Pour ce qui concerne sa conception du son, qu’il soit au ténor ou au soprano (ses deux instruments de prédilection, l’alto étant peu employé par lui), on retrouve une identique synthèse puisqu’il est capable de projeter un son puissant et plein, voire granuleux – soit une conception du saxophone qui prend racine chez Coleman Hawkins et qui se retrouve aujourd’hui encore chez Chris Potter par exemple – tout en développant une sonorité très « féminine » dans le suraigu de son instrument (registre dit « altissimo »), léger et plus directement charmeur – prolongeant ici l’approche initiée par Lester Young.
Avec le temps, sa conception du rythme, d’abord principalement centrée sur une accroche swing, finit par s’élargir, de nombreuses phrases flottant au-dessus de la pulsation isochrone (comme Joe Henderson ou son père ont pu le faire), accentuant de ce fait la souplesse, et donc la plastique, de ses phrases mélodiques.

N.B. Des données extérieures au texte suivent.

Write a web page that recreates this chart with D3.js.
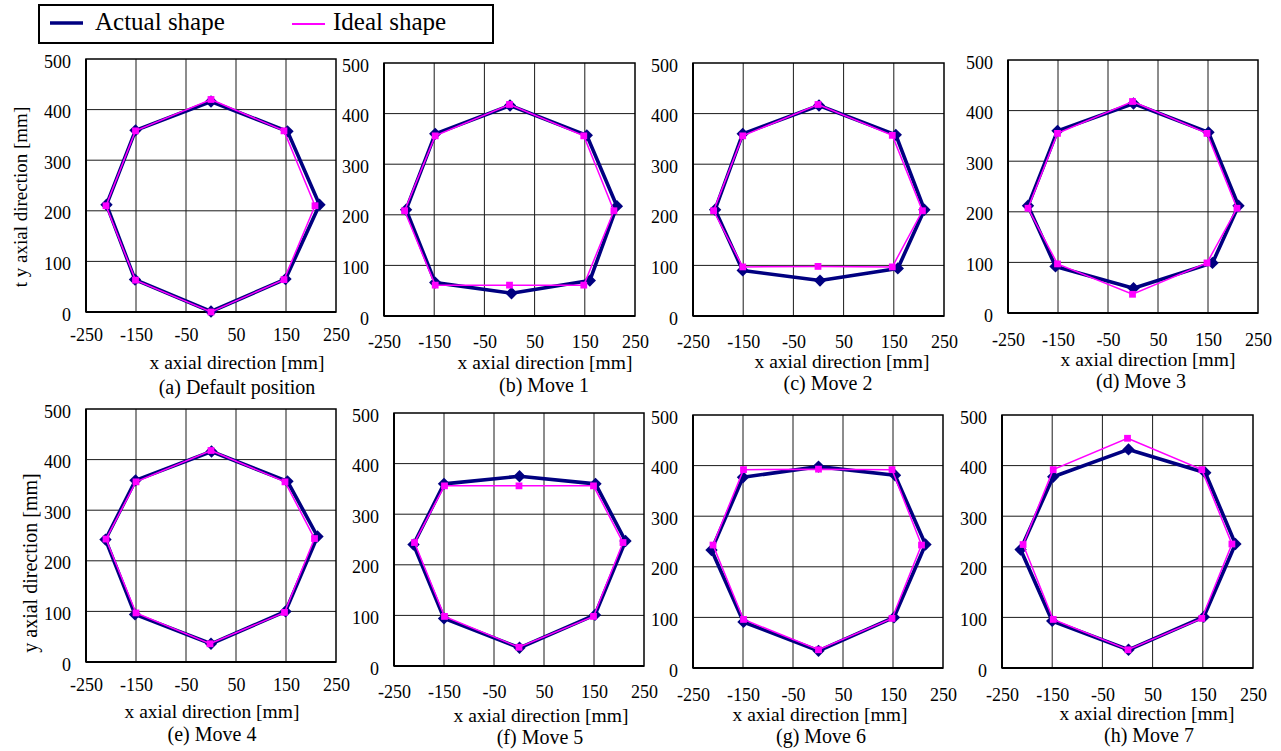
<!DOCTYPE html>
<html>
<head>
<meta charset="utf-8">
<script src="https://cdn.jsdelivr.net/npm/d3@7"></script>
<style>
  body { margin: 0; background: #fff; }
</style>
</head>
<body>
<div id="chart"></div>
<script>
(function () {

  // ---- data ----
  const panelLetters = ["a", "b", "c", "d", "e", "f", "g", "h"];
  const captions = ["(a) Default position", "(b) Move 1", "(c) Move 2", "(d) Move 3",
                    "(e) Move 4", "(f) Move 5", "(g) Move 6", "(h) Move 7"];
  const xTicks = [-250, -150, -50, 50, 150, 250];
  const yTicks = [0, 100, 200, 300, 400, 500];
  const seriesNames = ["Actual shape", "Ideal shape"];

  // vertices, clockwise from the top one [x, y] in mm
  const actualA = [[0, 416], [153, 357], [217, 212], [149, 65], [0, 1], [-152, 64], [-209, 212], [-151, 359]];
  const idealA  = [[0, 420], [146, 358], [208, 210], [146, 64], [0, 0], [-151, 63], [-210, 210], [-151, 358]];
  const actualB = [[1, 416], [154, 357], [214, 217], [160, 70], [4, 45], [-148, 66], [-206, 210], [-148, 360]];
  const idealB  = [[0, 418], [148, 356], [208, 208], [148, 61], [0, 61], [-148, 61], [-209, 208], [-148, 356]];
  const actualC = [[1, 416], [154, 358], [211, 210], [158, 94], [3, 70], [-151, 90], [-206, 210], [-151, 360]];
  const idealC  = [[-1, 418], [147, 357], [207, 208], [147, 97], [-1, 98], [-151, 97], [-209, 208], [-151, 356]];
  const actualD = [[1, 414], [151, 357], [211, 212], [159, 99], [1, 49], [-155, 92], [-210, 212], [-151, 360]];
  const idealD  = [[-1, 418], [148, 355], [208, 207], [148, 99], [-1, 37], [-151, 97], [-210, 207], [-151, 355]];
  const actualE = [[1, 416], [153, 357], [213, 248], [149, 100], [0, 36], [-152, 94], [-211, 242], [-151, 359]];
  const idealE  = [[0, 418], [148, 356], [207, 244], [147, 98], [-2, 36], [-150, 97], [-210, 243], [-150, 356]];
  const actualF = [[1, 375], [153, 360], [213, 247], [152, 101], [1, 36], [-150, 94], [-211, 240], [-150, 360]];
  const idealF  = [[0, 356], [149, 356], [208, 244], [149, 98], [0, 37], [-149, 98], [-209, 244], [-149, 356]];
  const actualG = [[1, 398], [154, 381], [215, 244], [152, 100], [1, 34], [-149, 91], [-213, 233], [-150, 377]];
  const idealG  = [[1, 393], [148, 392], [207, 243], [148, 98], [1, 36], [-149, 96], [-210, 243], [-149, 392]];
  const actualH = [[2, 432], [155, 386], [215, 245], [152, 101], [2, 36], [-150, 93], [-213, 234], [-148, 378]];
  const idealH  = [[0, 454], [148, 392], [208, 245], [148, 98], [1, 36], [-148, 96], [-208, 244], [-148, 392]];

  const actualShapes = [actualA, actualB, actualC, actualD, actualE, actualF, actualG, actualH];
  const idealShapes = [idealA, idealB, idealC, idealD, idealE, idealF, idealG, idealH];

  // ---- layout (pixel boxes of each plot area, label anchors) ----
  const layout = [
    { x: 86,   y: 59,  w: 250, h: 253, gap: 16, tx: 237,  ty: 369, cx: 237,  cy: 394 },
    { x: 384,  y: 63,  w: 251, h: 253, gap: 19, tx: 545,  ty: 369, cx: 544,  cy: 392 },
    { x: 693,  y: 63,  w: 251, h: 253, gap: 19, tx: 842,  ty: 368, cx: 828,  cy: 390 },
    { x: 1008, y: 60,  w: 250, h: 253, gap: 20, tx: 1148, ty: 366, cx: 1141, cy: 388 },
    { x: 86,   y: 409, w: 250, h: 253, gap: 16, tx: 212,  ty: 718, cx: 212,  cy: 741 },
    { x: 394,  y: 413, w: 250, h: 253, gap: 19, tx: 541,  ty: 722, cx: 540,  cy: 744 },
    { x: 693,  y: 415, w: 250, h: 253, gap: 20, tx: 820,  ty: 721, cx: 821,  cy: 743 },
    { x: 1002, y: 415, w: 251, h: 253, gap: 20, tx: 1147, ty: 720, cx: 1149, cy: 742 }
  ];
  const yTitles = [
    { panel: 0, text: "t y axial direction [mm]", x: 27, y: 197, size: 19 },
    { panel: 4, text: "y axial direction [mm]", x: 37, y: 563, size: 20 }
  ];

  const fontFamily = "Liberation Serif";
  const actualColor = "#000080";
  const idealColor = "#ff00ff";

  const svg = d3.select("#chart").append("svg")
    .attr("width", 1281)
    .attr("height", 751)
    .attr("font-family", fontFamily);

  const diamond = d3.symbol().type(d3.symbolSquare).size(76)();
  const square = d3.symbol().type(d3.symbolSquare).size(46)();

  panelLetters.forEach(function (letter, i) {
    const L = layout[i];
    const x = d3.scaleLinear().domain([-250, 250]).range([0, L.w]);
    const y = d3.scaleLinear().domain([0, 500]).range([L.h, 0]);

    const g = svg.append("g")
      .attr("class", "panel-" + letter)
      .attr("transform", "translate(" + L.x + "," + L.y + ")");

    // grid
    g.append("g").selectAll("line")
      .data(xTicks.slice(1, -1))
      .enter().append("line")
      .attr("x1", d => x(d)).attr("x2", d => x(d))
      .attr("y1", 0).attr("y2", L.h)
      .attr("stroke", "#1a1a1a").attr("stroke-width", 1);
    g.append("g").selectAll("line")
      .data(yTicks.slice(1, -1))
      .enter().append("line")
      .attr("x1", 0).attr("x2", L.w)
      .attr("y1", d => y(d)).attr("y2", d => y(d))
      .attr("stroke", "#1a1a1a").attr("stroke-width", 1);

    // frame
    g.append("rect")
      .attr("width", L.w).attr("height", L.h)
      .attr("fill", "none").attr("stroke", "#000").attr("stroke-width", 1.5);
    g.append("line")
      .attr("x1", 0).attr("x2", 0).attr("y1", 0).attr("y2", L.h)
      .attr("stroke", "#000").attr("stroke-width", 2);
    g.append("line")
      .attr("x1", 0).attr("x2", L.w).attr("y1", L.h).attr("y2", L.h)
      .attr("stroke", "#000").attr("stroke-width", 2);

    // tick labels
    const fmt = d => String(d);
    const xAxis = g.append("g")
      .attr("transform", "translate(0," + L.h + ")")
      .call(d3.axisBottom(x).tickValues(xTicks).tickSize(0).tickPadding(L.gap).tickFormat(fmt));
    const yAxis = g.append("g")
      .call(d3.axisLeft(y).tickValues(yTicks).tickSize(0).tickPadding(15).tickFormat(fmt));
    [xAxis, yAxis].forEach(function (ax) {
      ax.attr("font-family", fontFamily).attr("font-size", 18);
      ax.select(".domain").remove();
      ax.selectAll("text").attr("fill", "#000");
    });
    yAxis.selectAll("text").attr("dy", "0.45em");

    const line = d3.line()
      .x(d => x(d[0]))
      .y(d => y(d[1]))
      .curve(d3.curveLinearClosed);

    // actual shape
    g.append("path")
      .datum(actualShapes[i])
      .attr("d", line)
      .attr("fill", "none")
      .attr("stroke", actualColor)
      .attr("stroke-width", 3.6)
      .attr("stroke-linejoin", "round");
    g.selectAll(".dia")
      .data(actualShapes[i])
      .enter().append("path")
      .attr("class", "dia")
      .attr("d", diamond)
      .attr("transform", d => "translate(" + x(d[0]) + "," + y(d[1]) + ") rotate(45)")
      .attr("fill", actualColor);

    // ideal shape
    g.append("path")
      .datum(idealShapes[i])
      .attr("d", line)
      .attr("fill", "none")
      .attr("stroke", idealColor)
      .attr("stroke-width", 1.5);
    g.selectAll(".sq")
      .data(idealShapes[i])
      .enter().append("path")
      .attr("class", "sq")
      .attr("d", square)
      .attr("transform", d => "translate(" + x(d[0]) + "," + y(d[1]) + ")")
      .attr("fill", idealColor);

    // x title + caption
    svg.append("text")
      .attr("x", L.tx).attr("y", L.ty)
      .attr("text-anchor", "middle")
      .attr("font-family", fontFamily)
      .attr("font-size", 19.5)
      .text("x axial direction [mm]");
    svg.append("text")
      .attr("x", L.cx).attr("y", L.cy)
      .attr("text-anchor", "middle")
      .attr("font-family", fontFamily)
      .attr("font-size", 20)
      .text(captions[i]);
  });

  // y titles
  yTitles.forEach(function (t) {
    svg.append("text")
      .attr("transform", "translate(" + t.x + "," + t.y + ") rotate(-90)")
      .attr("text-anchor", "middle")
      .attr("font-family", fontFamily)
      .attr("font-size", t.size)
      .text(t.text);
  });

  // legend
  const legend = svg.append("g").attr("class", "legend");
  legend.append("rect")
    .attr("x", 39).attr("y", 5).attr("width", 454).attr("height", 38)
    .attr("fill", "#fff").attr("stroke", "#000").attr("stroke-width", 2);
  const legendItems = [
    { name: seriesNames[0], color: actualColor, width: 3.5, x1: 50, x2: 83, ly: 23, tx: 95 },
    { name: seriesNames[1], color: idealColor, width: 2, x1: 292, x2: 325, ly: 24, tx: 333 }
  ];
  legendItems.forEach(function (it) {
    legend.append("line")
      .attr("x1", it.x1).attr("x2", it.x2)
      .attr("y1", it.ly).attr("y2", it.ly)
      .attr("stroke", it.color).attr("stroke-width", it.width);
    legend.append("text")
      .attr("x", it.tx).attr("y", 30)
      .attr("font-family", fontFamily)
      .attr("font-size", 25)
      .text(it.name);
  });

})();
</script>
</body>
</html>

Ces qualités se combinent à une totale efficacité dans la construction de ses solos. Elaborés le plus souvent à partir du traditionnel « grand crescendo avec sommet expressif final », dans le détail il nourrit son improvisation de call-and-responses avec lui-même (à un motif suspendu répond une forme conclusive du même motif), recourt fréquemment au développement motivique (en droite ligne du modèle rollinsien), use d’effets sonores spécifiques au saxophone (growl, vibrato, glissando, voire pédale électrique d’effet, etc.), domine la science de l’alternance entre ancrage blues et phrase « out » en double-time, parle aux connaisseurs par le biais de fréquentes citations de thèmes ou de solos.